Watson Institute for International and Public Affairs
Center for Contemporary South Asia

Ajantha Subramanian Book Adda — The Caste of Merit: Engineering Education in India

Friday, January 31, 2020

2:00pm – 4:00pm

Joukowsky Forum, 111 Thayer St

Ajantha Subramanian is Professor of Anthropology and South Asian Studies at Harvard University. Her research interests include political economy, political ecology, colonialism and postcoloniality, space, citizenship, South Asia, and the South Asian diaspora. Her first book Shorelines: Space and Rights in South India (Stanford University Press, 2009), chronicles the struggles for resource rights by Catholic fishers on India’s southwestern coast, with a focus on how they have used spatial imaginaries and practices to constitute themselves as political subjects. Her second book, The Caste of Merit: Engineering Education in India (Harvard University Press, 2019)tracks the relationship between meritocracy and democracy in India in order to understand the production of merit as a form of caste property and its implications for democratic transformation.

Commentators:

Sara Smith
is an Associate Professor of Geography at the University of North Carolina. She is a feminist political geographer interested in the relationship between territory, bodies, and the everyday. Her research seeks to understand how politics and geopolitics are constituted or disrupted through intimate acts of love, friendship, and birth. Smith has worked on these questions in the Ladakh region of India’s Jammu and Kashmir State in relation to marriage and family planning. Her first book, Intimate Geopolitics: Love, Territory, and the Future on India’s Northern Threshold, will be published by Rutgers University Press in March 2020.

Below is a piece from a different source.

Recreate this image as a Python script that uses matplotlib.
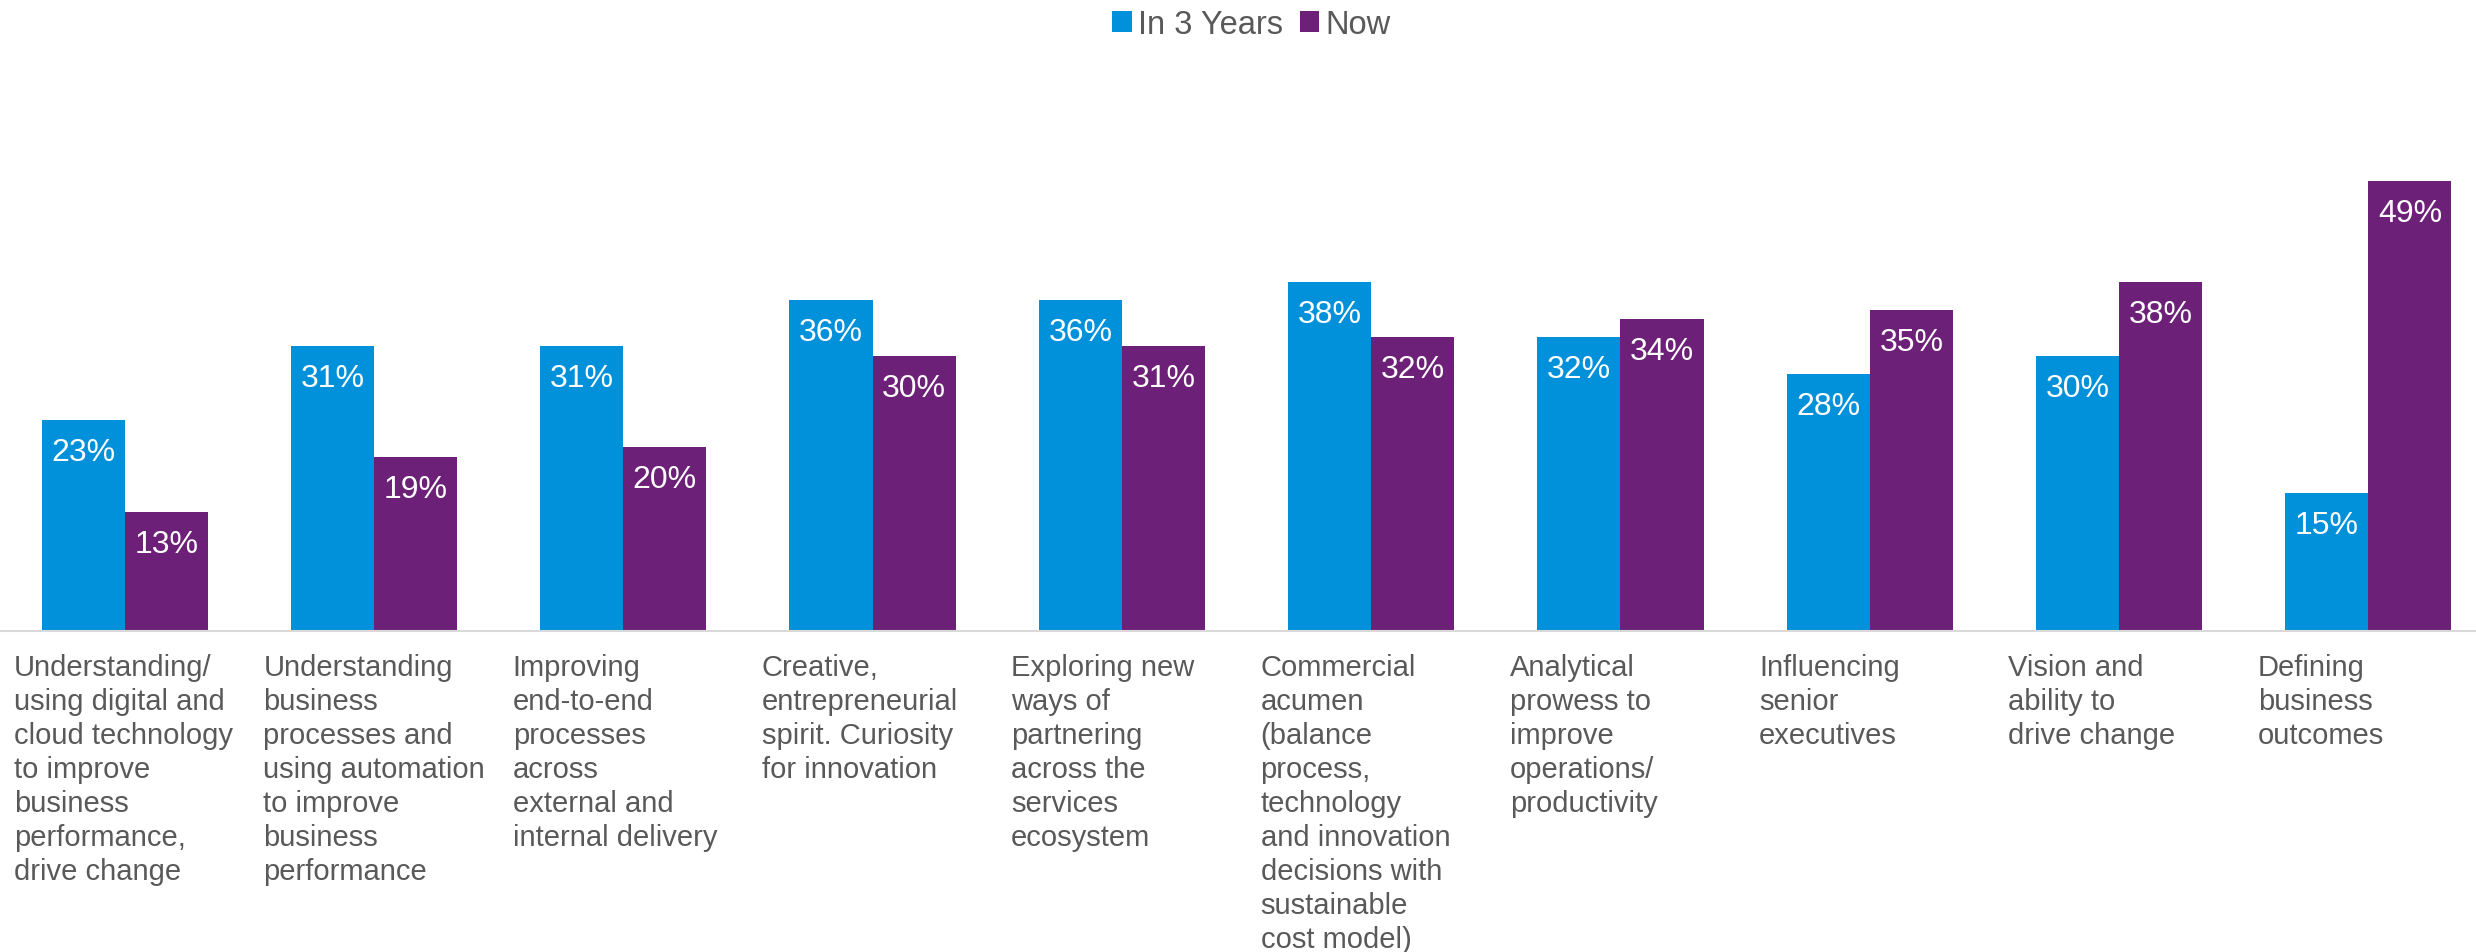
import matplotlib.pyplot as plt
import numpy as np

plt.rcParams['font.family'] = ['Liberation Sans', 'DejaVu Sans']

categories = [
    "Understanding/\nusing digital and\ncloud technology\nto improve\nbusiness\nperformance,\ndrive change",
    "Understanding\nbusiness\nprocesses and\nusing automation\nto improve\nbusiness\nperformance",
    "Improving\nend-to-end\nprocesses\nacross\nexternal and\ninternal delivery",
    "Creative,\nentrepreneurial\nspirit. Curiosity\nfor innovation",
    "Exploring new\nways of\npartnering\nacross the\nservices\necosystem",
    "Commercial\nacumen\n(balance\nprocess,\ntechnology\nand innovation\ndecisions with\nsustainable\ncost model)",
    "Analytical\nprowess to\nimprove\noperations/\nproductivity",
    "Influencing\nsenior\nexecutives",
    "Vision and\nability to\ndrive change",
    "Defining\nbusiness\noutcomes",
]
in_3_years = [23, 31, 31, 36, 36, 38, 32, 28, 30, 15]
now = [13, 19, 20, 30, 31, 32, 34, 35, 38, 49]
series_names = ["In 3 Years", "Now"]

BLUE = "#0091DA"
PURPLE = "#6D2077"
TEXT = "#595959"

W, H = 2476, 953
fig = plt.figure(figsize=(W / 100, H / 100), dpi=100)
# axes geometry in pixels
ax = fig.add_axes([0, 321 / H, 2493 / W, 505 / H])

x = np.arange(len(categories))
bw = 1 / 3
b1 = ax.bar(x - bw / 2, in_3_years, bw, color=BLUE, label=series_names[0])
b2 = ax.bar(x + bw / 2, now, bw, color=PURPLE, label=series_names[1])

ax.set_xlim(-0.5, len(categories) - 0.5)
ax.set_ylim(0, 55)

for bars, vals in ((b1, in_3_years), (b2, now)):
    for rect, v in zip(bars, vals):
        ax.annotate(f"{v}%", xy=(rect.get_x() + rect.get_width() / 2, v),
                    xytext=(0, -32), textcoords='offset pixels',
                    ha='center', va='center', color='white', fontsize=23)

for i, lab in enumerate(categories):
    ax.annotate(lab, xy=(i - 0.5, 0), xycoords=('data', 'axes fraction'),
                xytext=(14, -22), textcoords='offset pixels',
                ha='left', va='top', color=TEXT, fontsize=21,
                linespacing=1.27)

for s in ['top', 'right', 'left']:
    ax.spines[s].set_visible(False)
ax.spines['bottom'].set_color('#D9D9D9')
ax.spines['bottom'].set_linewidth(1.5)
ax.set_xticks([])
ax.set_yticks([])

fig.legend(loc='upper center', bbox_to_anchor=(0.5055, 1.02), ncol=2,
           frameon=False, fontsize=23.5, handlelength=0.6, handleheight=0.6,
           handletextpad=0.2, columnspacing=0.5, labelcolor=TEXT)

fig.savefig("out.png", dpi=100)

Christien Tompkins is an Assistant Professor of Anthropology at Rutgers School of Arts and Sciences. He is a cultural anthropologist broadly concerned with the critical ethnographic study of how technocratic interventions into inequality reproduce racialized governance in the United States. His current research shows how experimental education reforms in Post-Katrina New Orleans have created new terrains for the development of racializing forms of expertise, design thinking, labor, and entrepreneurialism. This work intervenes in critical debates on the nature of neoliberalism, development, and colonial sovereignty by demonstrating how New Orleans has become a simultaneously exemplary and exceptional site for racializing technologies and institutions.

Shailaja Paik is an Associate Professor of History at the University of Cincinnati. Her research and teaching interests lie at the intersection of a number of fields: modern South Asia, Dalit studies, gender and women's studies, social and political movements, oral history, human rights and humanitarianism. As a historian, she specializes in the social and cultural history of Modern India. She is currently working on a National Endowment for the Humanities--American Institute of Indian Studies funded project, that focuses on the politics of caste, class, gender, sexuality, and popular culture in modern Maharashtra.